*DIRECTION*
Identify each line below containing the string "this" and copy it.

BEGIN MATERIAL SHOWN

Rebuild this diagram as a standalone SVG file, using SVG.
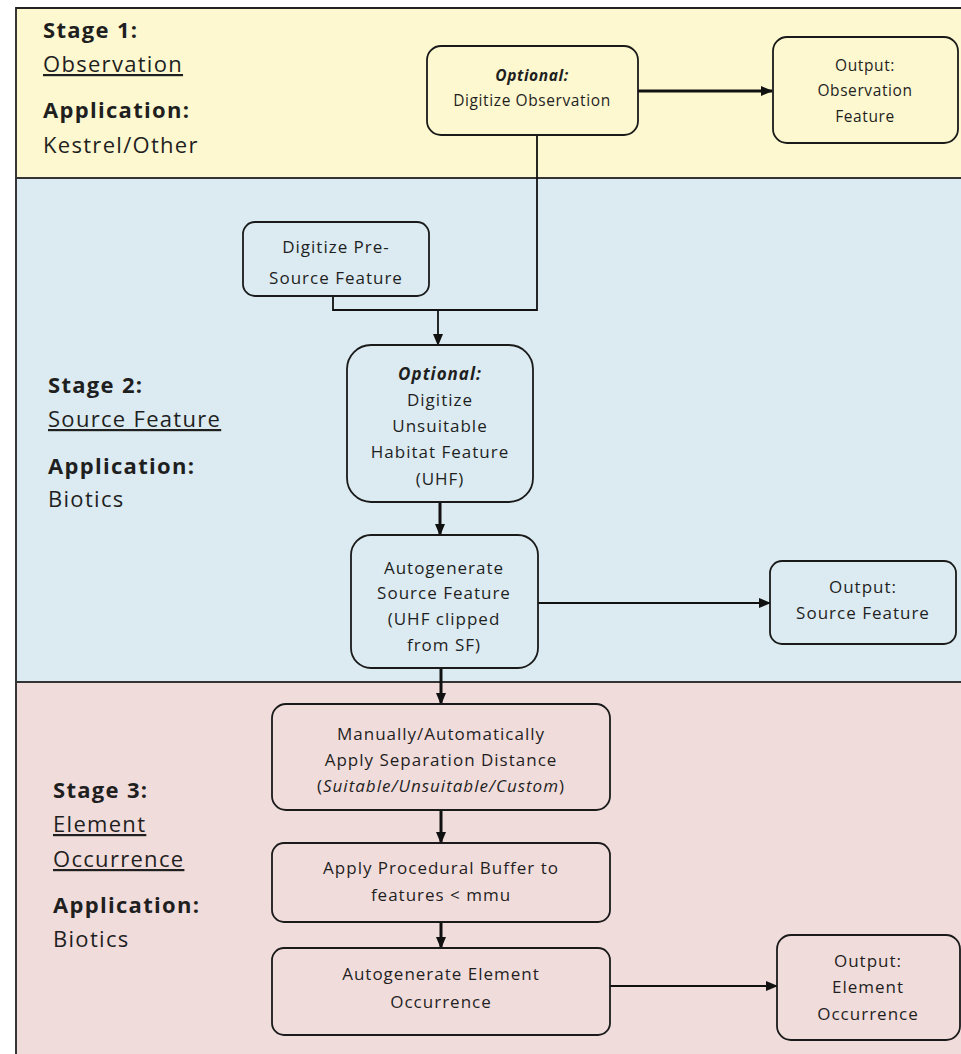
<svg xmlns="http://www.w3.org/2000/svg" width="961" height="1054" viewBox="0 0 961 1054">
<defs>
<style>
.box{stroke:#1a1a1a;stroke-width:1.8}
.s1{fill:#fdf8cf}
.s2{fill:#dbebf1}
.s3{fill:#f1dcdc}
.t{font-family:"Open Sans","Liberation Sans",Arial,sans-serif;font-size:17px;letter-spacing:1px;fill:#1f1f1f;text-anchor:middle}
.t1{font-size:15.5px;letter-spacing:0.6px}
.lab{font-family:"Open Sans","Liberation Sans",Arial,sans-serif;font-size:22px;letter-spacing:1.3px;fill:#1f1f1f}
.b{font-weight:bold}
.i{font-style:italic}
.c{stroke:#111;fill:none}
</style>
<marker id="ah" viewBox="0 0 12 10" refX="11" refY="5" markerWidth="12" markerHeight="10" orient="auto" markerUnits="userSpaceOnUse">
<path d="M0,0 L12,5 L0,10 z" fill="#111"/>
</marker>
</defs>
<rect width="961" height="1054" fill="#ffffff"/>
<g id="bands">
<rect x="16" y="8" width="950" height="170" fill="#fdf8cf"/>
<rect x="16" y="178" width="950" height="504" fill="#dbebf1"/>
<rect x="16" y="682" width="950" height="380" fill="#f1dcdc"/>
<path d="M961,8 H16 V1054" stroke="#222" stroke-width="1.8" fill="none"/>
<line x1="16" y1="178" x2="961" y2="178" stroke="#333" stroke-width="1.8"/>
<line x1="16" y1="682" x2="961" y2="682" stroke="#333" stroke-width="1.8"/>
</g>
<g id="labels">
<text class="lab b" x="43" y="38">Stage 1:</text>
<text class="lab" x="43" y="72" text-decoration="underline">Observation</text>
<text class="lab b" x="43" y="118">Application:</text>
<text class="lab" x="43" y="153">Kestrel/Other</text>
<text class="lab b" x="48" y="393">Stage 2:</text>
<text class="lab" x="48" y="427" text-decoration="underline">Source Feature</text>
<text class="lab b" x="48" y="474">Application:</text>
<text class="lab" x="48" y="507">Biotics</text>
<text class="lab b" x="53" y="798">Stage 3:</text>
<text class="lab" x="53" y="832" text-decoration="underline">Element</text>
<text class="lab" x="53" y="867" text-decoration="underline">Occurrence</text>
<text class="lab b" x="53" y="913">Application:</text>
<text class="lab" x="53" y="947">Biotics</text>
</g>
<g id="connectors">
<line class="c" x1="638" y1="91" x2="772" y2="91" stroke-width="3" marker-end="url(#ah)"/>
<polyline class="c" points="537,135 537,310 333,310 333,296" stroke-width="1.8"/>
<line class="c" x1="438" y1="310" x2="438" y2="345" stroke-width="1.8" marker-end="url(#ah)"/>
<line class="c" x1="440" y1="502" x2="440" y2="535" stroke-width="3" marker-end="url(#ah)"/>
<line class="c" x1="538" y1="603" x2="770" y2="603" stroke-width="1.8" marker-end="url(#ah)"/>
<line class="c" x1="441" y1="668" x2="441" y2="704" stroke-width="3" marker-end="url(#ah)"/>
<line class="c" x1="441" y1="810" x2="441" y2="843" stroke-width="3" marker-end="url(#ah)"/>
<line class="c" x1="441" y1="922" x2="441" y2="948" stroke-width="3" marker-end="url(#ah)"/>
<line class="c" x1="610" y1="986" x2="777" y2="986" stroke-width="1.8" marker-end="url(#ah)"/>
</g>
<g id="n-digitize-obs">
<rect class="box s1" x="427" y="46" width="211" height="89" rx="14"/>
<text class="t t1 i b" x="532" y="81">Optional:</text>
<text class="t t1" x="532" y="106">Digitize Observation</text>
</g>
<g id="n-out-obs">
<rect class="box s1" x="773" y="37" width="185" height="106" rx="14"/>
<text class="t t1" x="865" y="71">Output:</text>
<text class="t t1" x="865" y="96">Observation</text>
<text class="t t1" x="865" y="122">Feature</text>
</g>
<g id="n-presource">
<rect class="box s2" x="243" y="222" width="186" height="74" rx="12"/>
<text class="t" x="336" y="253">Digitize Pre-</text>
<text class="t" x="336" y="284">Source Feature</text>
</g>
<g id="n-uhf">
<rect class="box s2" x="347" y="345" width="186" height="157" rx="24"/>
<text class="t i b" x="440" y="380">Optional:</text>
<text class="t" x="440" y="406">Digitize</text>
<text class="t" x="440" y="432">Unsuitable</text>
<text class="t" x="440" y="458">Habitat Feature</text>
<text class="t" x="440" y="485">(UHF)</text>
</g>
<g id="n-autogen-sf">
<rect class="box s2" x="351" y="535" width="187" height="133" rx="20"/>
<text class="t" x="444" y="574">Autogenerate</text>
<text class="t" x="444" y="599">Source Feature</text>
<text class="t" x="444" y="625">(UHF clipped</text>
<text class="t" x="444" y="651">from SF)</text>
</g>
<g id="n-out-sf">
<rect class="box s2" x="770" y="561" width="186" height="83" rx="12"/>
<text class="t" x="863" y="593">Output:</text>
<text class="t" x="863" y="619">Source Feature</text>
</g>
<g id="n-separation">
<rect class="box s3" x="272" y="704" width="338" height="106" rx="14"/>
<text class="t" x="441" y="740">Manually/Automatically</text>
<text class="t" x="441" y="766">Apply Separation Distance</text>
<text class="t" x="441" y="792">(<tspan font-style="italic">Suitable/Unsuitable/Custom</tspan>)</text>
</g>
<g id="n-buffer">
<rect class="box s3" x="272" y="843" width="338" height="79" rx="12"/>
<text class="t" x="441" y="874">Apply Procedural Buffer to</text>
<text class="t" x="441" y="901">features &lt; mmu</text>
</g>
<g id="n-autogen-eo">
<rect class="box s3" x="272" y="948" width="338" height="87" rx="12"/>
<text class="t" x="441" y="980">Autogenerate Element</text>
<text class="t" x="441" y="1008">Occurrence</text>
</g>
<g id="n-out-eo">
<rect class="box s3" x="777" y="935" width="183" height="105" rx="14"/>
<text class="t" x="868" y="967">Output:</text>
<text class="t" x="868" y="993">Element</text>
<text class="t" x="868" y="1020">Occurrence</text>
</g>
</svg>
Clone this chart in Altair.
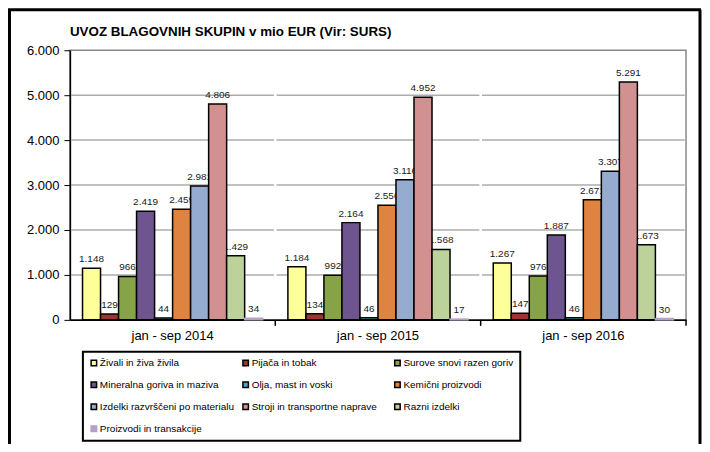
import altair as alt
import pandas as pd

title = "UVOZ BLAGOVNIH SKUPIN v mio EUR (Vir: SURS)"
groups = ["jan - sep 2014", "jan - sep 2015", "jan - sep 2016"]
cats = [
    "Živali in živa živila",
    "Pijača in tobak",
    "Surove snovi razen goriv",
    "Mineralna goriva in maziva",
    "Olja, mast in voski",
    "Kemični proizvodi",
    "Izdelki razvrščeni po materialu",
    "Stroji in transportne naprave",
    "Razni izdelki",
    "Proizvodi in transakcije",
]
v2014 = [1148, 129, 966, 2419, 44, 2459, 2981, 4806, 1429, 34]
v2015 = [1184, 134, 992, 2164, 46, 2550, 3116, 4952, 1568, 17]
v2016 = [1267, 147, 976, 1887, 46, 2671, 3307, 5291, 1673, 30]
colors = ["#FFFF99", "#A0332F", "#87A348", "#6F5590", "#4AA8C0",
          "#DE8440", "#95ABD0", "#D29090", "#BDD29A", "#B3A2C6"]
strokes = ["#000000"] * 9 + ["#B3A2C6"]
y_ticks = [0, 1000, 2000, 3000, 4000, 5000, 6000]

rows = []
for g, vals in zip(groups, [v2014, v2015, v2016]):
    for c, v in zip(cats, vals):
        rows.append({"group": g, "cat": c, "value": v,
                     "label": f"{v:,}".replace(",", ".")})
df = pd.DataFrame(rows)

grid = pd.DataFrame([{"group": g, "value": t} for g in groups for t in y_ticks[1:-1]])
seps = pd.DataFrame({"group": groups})

FONT = "Liberation Sans"

x_enc = alt.X("group:N", sort=groups, scale=alt.Scale(paddingInner=0, paddingOuter=0),
              axis=alt.Axis(title=None, labelAngle=0, ticks=False, labelFontSize=13,
                            labelPadding=10, labelColor="black", labelFont=FONT,
                            domainColor="black", domainWidth=1.5))
y_enc = alt.Y("value:Q", scale=alt.Scale(domain=[0, 6000], nice=False),
              axis=alt.Axis(title=None, values=y_ticks, grid=False, tickSize=6,
                            tickColor="black", labelFontSize=13, labelColor="black",
                            labelFont=FONT, labelPadding=5, domainColor="black",
                            domainWidth=1.5,
                            labelExpr="replace(format(datum.value, ','), ',', '.')"))
xo = alt.XOffset("cat:N", sort=cats, scale=alt.Scale(paddingInner=0, paddingOuter=0.7))

gridlines = alt.Chart(grid).mark_tick(size=203, thickness=1.5, color="#8a8a8a").encode(
    x=x_enc, y=y_enc)

labels = alt.Chart(df).mark_text(dy=-4, baseline="bottom", fontSize=10, font=FONT,
                                 color="#1a1a1a").encode(
    x=x_enc, xOffset=xo, y=y_enc, text="label:N")

leg = alt.Legend(title=None, orient="none", legendX=13, legendY=302, columns=3,
                 direction="horizontal",
                 symbolType="square", symbolSize=30, symbolStrokeWidth=1.5,
                 symbolStrokeColor="black",
                 labelFontSize=10, labelFont=FONT, labelColor="black",
                 columnPadding=5, rowPadding=10, padding=6, strokeColor="black",
                 labelOffset=1, gridAlign="all")

bars = alt.Chart(df).mark_bar(strokeWidth=1.5).encode(
    x=x_enc, xOffset=xo, y=y_enc,
    color=alt.Color("cat:N", sort=cats, scale=alt.Scale(domain=cats, range=colors), legend=leg),
    stroke=alt.Stroke("cat:N", scale=alt.Scale(domain=cats, range=strokes), legend=None),
)

sep_rules = alt.Chart(seps).mark_rule(color="black", strokeWidth=1.5).encode(
    x=alt.X("group:N", sort=groups, bandPosition=1),
    y=alt.value(270), y2=alt.value(276))

frame_df = pd.DataFrame({"k": [0]})
title_mark = alt.Chart(frame_df).mark_text(
    align="left", baseline="middle", fontSize=13.4, fontWeight="bold", font=FONT,
    color="black").encode(x=alt.value(0), y=alt.value(-18), text=alt.value(title))
frame_left = alt.Chart(frame_df).mark_rule(color="black", strokeWidth=3).encode(
    x=alt.value(-60.5), y=alt.value(-40.5), y2=alt.value(420))
frame_top = alt.Chart(frame_df).mark_rule(color="black", strokeWidth=3).encode(
    x=alt.value(-62), x2=alt.value(632), y=alt.value(-40.5))
frame_right = alt.Chart(frame_df).mark_rule(color="black", strokeWidth=3).encode(
    x=alt.value(631), y=alt.value(-40.5), y2=alt.value(420))

chart = alt.layer(gridlines, labels, bars, sep_rules, title_mark,
                  frame_left, frame_top, frame_right).properties(
    width=617, height=270,
    padding={"left": 62, "top": 42, "right": 16, "bottom": 124},
    autosize=alt.AutoSizeParams(type="none"),
).configure_view(stroke="#888888", strokeWidth=1.5).configure_legend(strokeWidth=2)

chart.save("out.html", embed_options={"renderer": "svg", "actions": False})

END MATERIAL SHOWN

*SOLUTION*
Rebuild this diagram as a standalone SVG file, using SVG.
Clone this chart in Altair.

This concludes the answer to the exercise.